RECORDED DATA:
☆ ☆ ☆ ☆ ☆ ☆ ☆

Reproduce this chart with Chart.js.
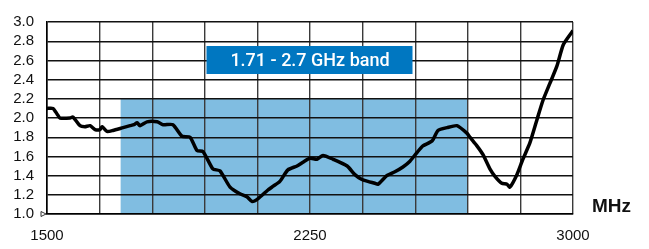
<!DOCTYPE html>
<html>
<head>
<meta charset="utf-8">
<script src="https://cdn.jsdelivr.net/npm/chart.js@4/dist/chart.umd.min.js"></script>
<style>
  html, body { margin: 0; padding: 0; background: #fff; }
  #wrap { width: 649px; height: 249px; position: relative; }
</style>
</head>
<body>
<div id="wrap"><canvas id="vswrChart"></canvas></div>
<script>
// Frequency (MHz) and VSWR
const freqs = [1500, 1517, 1529, 1537, 1566, 1574, 1594, 1608, 1623, 1637, 1651, 1657, 1671, 1688,
    1717, 1737, 1748, 1757, 1765, 1785, 1814, 1831, 1859, 1885, 1908, 1928, 1945, 1973, 1993,
    2022, 2050, 2070, 2085, 2102, 2130, 2145, 2164, 2187, 2213, 2230, 2250, 2270, 2287, 2316,
    2356, 2378, 2398, 2415, 2435, 2444, 2469, 2492, 2515, 2535, 2555, 2572, 2598, 2615, 2641,
    2669, 2698, 2706, 2726, 2743, 2763, 2778, 2797, 2812, 2820, 2840, 2857, 2877, 2897, 2914,
    2934, 2954, 2972, 2992, 3000];
const vswr = [2.10, 2.10, 2.04, 2.00, 2.00, 2.01, 1.92, 1.91, 1.92, 1.88, 1.88, 1.91, 1.86, 1.87,
    1.90, 1.92, 1.93, 1.95, 1.92, 1.96, 1.96, 1.93, 1.93, 1.81, 1.80, 1.66, 1.65, 1.47, 1.45,
    1.28, 1.21, 1.18, 1.13, 1.16, 1.25, 1.29, 1.34, 1.46, 1.50, 1.54, 1.58, 1.57, 1.61, 1.57,
    1.50, 1.41, 1.36, 1.34, 1.32, 1.31, 1.40, 1.44, 1.49, 1.55, 1.64, 1.71, 1.76, 1.87, 1.90,
    1.92, 1.84, 1.80, 1.71, 1.62, 1.47, 1.39, 1.32, 1.31, 1.28, 1.41, 1.57, 1.74, 1.98, 2.18,
    2.36, 2.54, 2.76, 2.87, 2.91];

// shaded band and its caption
const bandRange = [1710, 2700];
const bandTopVswr = 2.2;
const bandLabel = '1.71 - 2.7 GHz band';

// axis ticks
const xLabeled = [1500, 2250, 3000];
const xStep = 150;
const yRange = [1.0, 3.0];
const yStep = 0.2;
const xUnit = 'MHz';

const bandPlugin = {
    id: 'band',
    beforeDraw(chart) {
        const { ctx, scales: { x, y } } = chart;
        const left = x.getPixelForValue(bandRange[0]);
        const right = x.getPixelForValue(bandRange[1]);
        const top = y.getPixelForValue(bandTopVswr);
        const bottom = y.getPixelForValue(yRange[0]);
        ctx.save();
        ctx.fillStyle = '#80bde1';
        ctx.fillRect(left, top, right - left, bottom - top);
        ctx.restore();
    },
    afterDraw(chart) {
        const { ctx, chartArea, scales: { x, y } } = chart;
        ctx.save();
        // caption box, centred over the middle of the axis
        const cx = x.getPixelForValue(2250);
        const boxW = 206, boxH = 28;
        const boxTop = chartArea.top + 24;
        ctx.fillStyle = '#0077c1';
        ctx.fillRect(cx - boxW / 2 - 0.5, boxTop, boxW, boxH);
        ctx.fillStyle = '#ffffff';
        ctx.font = '500 18px Roboto';
        ctx.textAlign = 'center';
        ctx.textBaseline = 'middle';
        ctx.fillText(bandLabel, cx, boxTop + boxH / 2 + 1);

        // unit label
        ctx.fillStyle = '#111';
        ctx.font = 'bold 19px "Liberation Sans", Arial, sans-serif';
        ctx.textAlign = 'left';
        ctx.fillText(xUnit, chartArea.right + 19, chartArea.bottom - 7);

        // small marker at the y-axis origin
        const y0 = y.getPixelForValue(yRange[0]);
        const x0 = chartArea.left;
        ctx.strokeStyle = '#333';
        ctx.lineWidth = 1;
        ctx.beginPath();
        ctx.moveTo(x0 - 6, y0 - 2.5);
        ctx.lineTo(x0 - 1, y0);
        ctx.lineTo(x0 - 6, y0 + 2.5);
        ctx.closePath();
        ctx.stroke();
        ctx.restore();
    }
};

new Chart(document.getElementById('vswrChart'), {
    type: 'line',
    data: {
        datasets: [{
            data: freqs.map((f, i) => ({ x: f, y: vswr[i] })),
            borderColor: '#000',
            borderWidth: 3.5,
            pointRadius: 0,
            tension: 0.2,
            fill: false
        }]
    },
    options: {
        responsive: true,
        maintainAspectRatio: false,
        animation: false,
        layout: { padding: { top: 14, right: 76, bottom: 0, left: 0 } },
        plugins: {
            legend: { display: false },
            tooltip: { enabled: false }
        },
        scales: {
            x: {
                type: 'linear',
                min: 1500,
                max: 3000,
                afterFit(scale) { scale.height = 35; },
                afterBuildTicks(scale) {
                    const ticks = [];
                    for (let v = 1500; v <= 3000; v += xStep) ticks.push({ value: v });
                    scale.ticks = ticks;
                },
                grid: { color: '#3a3a3a', lineWidth: 1.4, drawTicks: false },
                border: { color: '#000', width: 1.6 },
                ticks: {
                    autoSkip: false,
                    maxRotation: 0,
                    padding: 13,
                    color: '#111',
                    font: { family: '"Liberation Sans", Arial, sans-serif', size: 15 },
                    callback: value => xLabeled.includes(value) ? String(value) : ''
                }
            },
            y: {
                min: yRange[0],
                max: yRange[1],
                afterFit(scale) { scale.width = 47; },
                grid: { color: '#111', lineWidth: 1.4, drawTicks: false },
                border: { color: '#000', width: 1.6 },
                ticks: {
                    stepSize: yStep,
                    autoSkip: false,
                    padding: 13,
                    color: '#111',
                    font: { family: '"Liberation Sans", Arial, sans-serif', size: 15 },
                    callback: value => Number(value).toFixed(1)
                }
            }
        }
    },
    plugins: [bandPlugin]
});
</script>
</body>
</html>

☆ ☆ ☆ ☆ ☆ ☆ ☆

THE PROBLEM: Omitting all images, print the listing exactly.

SOLUTION FOR THIS TASK:
Reproduce this chart with Chart.js.
<!DOCTYPE html>
<html>
<head>
<meta charset="utf-8">
<script src="https://cdn.jsdelivr.net/npm/chart.js@4/dist/chart.umd.min.js"></script>
<style>
  html, body { margin: 0; padding: 0; background: #fff; }
  #wrap { width: 649px; height: 249px; position: relative; }
</style>
</head>
<body>
<div id="wrap"><canvas id="vswrChart"></canvas></div>
<script>
// Frequency (MHz) and VSWR
const freqs = [1500, 1517, 1529, 1537, 1566, 1574, 1594, 1608, 1623, 1637, 1651, 1657, 1671, 1688,
    1717, 1737, 1748, 1757, 1765, 1785, 1814, 1831, 1859, 1885, 1908, 1928, 1945, 1973, 1993,
    2022, 2050, 2070, 2085, 2102, 2130, 2145, 2164, 2187, 2213, 2230, 2250, 2270, 2287, 2316,
    2356, 2378, 2398, 2415, 2435, 2444, 2469, 2492, 2515, 2535, 2555, 2572, 2598, 2615, 2641,
    2669, 2698, 2706, 2726, 2743, 2763, 2778, 2797, 2812, 2820, 2840, 2857, 2877, 2897, 2914,
    2934, 2954, 2972, 2992, 3000];
const vswr = [2.10, 2.10, 2.04, 2.00, 2.00, 2.01, 1.92, 1.91, 1.92, 1.88, 1.88, 1.91, 1.86, 1.87,
    1.90, 1.92, 1.93, 1.95, 1.92, 1.96, 1.96, 1.93, 1.93, 1.81, 1.80, 1.66, 1.65, 1.47, 1.45,
    1.28, 1.21, 1.18, 1.13, 1.16, 1.25, 1.29, 1.34, 1.46, 1.50, 1.54, 1.58, 1.57, 1.61, 1.57,
    1.50, 1.41, 1.36, 1.34, 1.32, 1.31, 1.40, 1.44, 1.49, 1.55, 1.64, 1.71, 1.76, 1.87, 1.90,
    1.92, 1.84, 1.80, 1.71, 1.62, 1.47, 1.39, 1.32, 1.31, 1.28, 1.41, 1.57, 1.74, 1.98, 2.18,
    2.36, 2.54, 2.76, 2.87, 2.91];

// shaded band and its caption
const bandRange = [1710, 2700];
const bandTopVswr = 2.2;
const bandLabel = '1.71 - 2.7 GHz band';

// axis ticks
const xLabeled = [1500, 2250, 3000];
const xStep = 150;
const yRange = [1.0, 3.0];
const yStep = 0.2;
const xUnit = 'MHz';

const bandPlugin = {
    id: 'band',
    beforeDraw(chart) {
        const { ctx, scales: { x, y } } = chart;
        const left = x.getPixelForValue(bandRange[0]);
        const right = x.getPixelForValue(bandRange[1]);
        const top = y.getPixelForValue(bandTopVswr);
        const bottom = y.getPixelForValue(yRange[0]);
        ctx.save();
        ctx.fillStyle = '#80bde1';
        ctx.fillRect(left, top, right - left, bottom - top);
        ctx.restore();
    },
    afterDraw(chart) {
        const { ctx, chartArea, scales: { x, y } } = chart;
        ctx.save();
        // caption box, centred over the middle of the axis
        const cx = x.getPixelForValue(2250);
        const boxW = 206, boxH = 28;
        const boxTop = chartArea.top + 24;
        ctx.fillStyle = '#0077c1';
        ctx.fillRect(cx - boxW / 2 - 0.5, boxTop, boxW, boxH);
        ctx.fillStyle = '#ffffff';
        ctx.font = '500 18px Roboto';
        ctx.textAlign = 'center';
        ctx.textBaseline = 'middle';
        ctx.fillText(bandLabel, cx, boxTop + boxH / 2 + 1);

        // unit label
        ctx.fillStyle = '#111';
        ctx.font = 'bold 19px "Liberation Sans", Arial, sans-serif';
        ctx.textAlign = 'left';
        ctx.fillText(xUnit, chartArea.right + 19, chartArea.bottom - 7);

        // small marker at the y-axis origin
        const y0 = y.getPixelForValue(yRange[0]);
        const x0 = chartArea.left;
        ctx.strokeStyle = '#333';
        ctx.lineWidth = 1;
        ctx.beginPath();
        ctx.moveTo(x0 - 6, y0 - 2.5);
        ctx.lineTo(x0 - 1, y0);
        ctx.lineTo(x0 - 6, y0 + 2.5);
        ctx.closePath();
        ctx.stroke();
        ctx.restore();
    }
};

new Chart(document.getElementById('vswrChart'), {
    type: 'line',
    data: {
        datasets: [{
            data: freqs.map((f, i) => ({ x: f, y: vswr[i] })),
            borderColor: '#000',
            borderWidth: 3.5,
            pointRadius: 0,
            tension: 0.2,
            fill: false
        }]
    },
    options: {
        responsive: true,
        maintainAspectRatio: false,
        animation: false,
        layout: { padding: { top: 14, right: 76, bottom: 0, left: 0 } },
        plugins: {
            legend: { display: false },
            tooltip: { enabled: false }
        },
        scales: {
            x: {
                type: 'linear',
                min: 1500,
                max: 3000,
                afterFit(scale) { scale.height = 35; },
                afterBuildTicks(scale) {
                    const ticks = [];
                    for (let v = 1500; v <= 3000; v += xStep) ticks.push({ value: v });
                    scale.ticks = ticks;
                },
                grid: { color: '#3a3a3a', lineWidth: 1.4, drawTicks: false },
                border: { color: '#000', width: 1.6 },
                ticks: {
                    autoSkip: false,
                    maxRotation: 0,
                    padding: 13,
                    color: '#111',
                    font: { family: '"Liberation Sans", Arial, sans-serif', size: 15 },
                    callback: value => xLabeled.includes(value) ? String(value) : ''
                }
            },
            y: {
                min: yRange[0],
                max: yRange[1],
                afterFit(scale) { scale.width = 47; },
                grid: { color: '#111', lineWidth: 1.4, drawTicks: false },
                border: { color: '#000', width: 1.6 },
                ticks: {
                    stepSize: yStep,
                    autoSkip: false,
                    padding: 13,
                    color: '#111',
                    font: { family: '"Liberation Sans", Arial, sans-serif', size: 15 },
                    callback: value => Number(value).toFixed(1)
                }
            }
        }
    },
    plugins: [bandPlugin]
});
</script>
</body>
</html>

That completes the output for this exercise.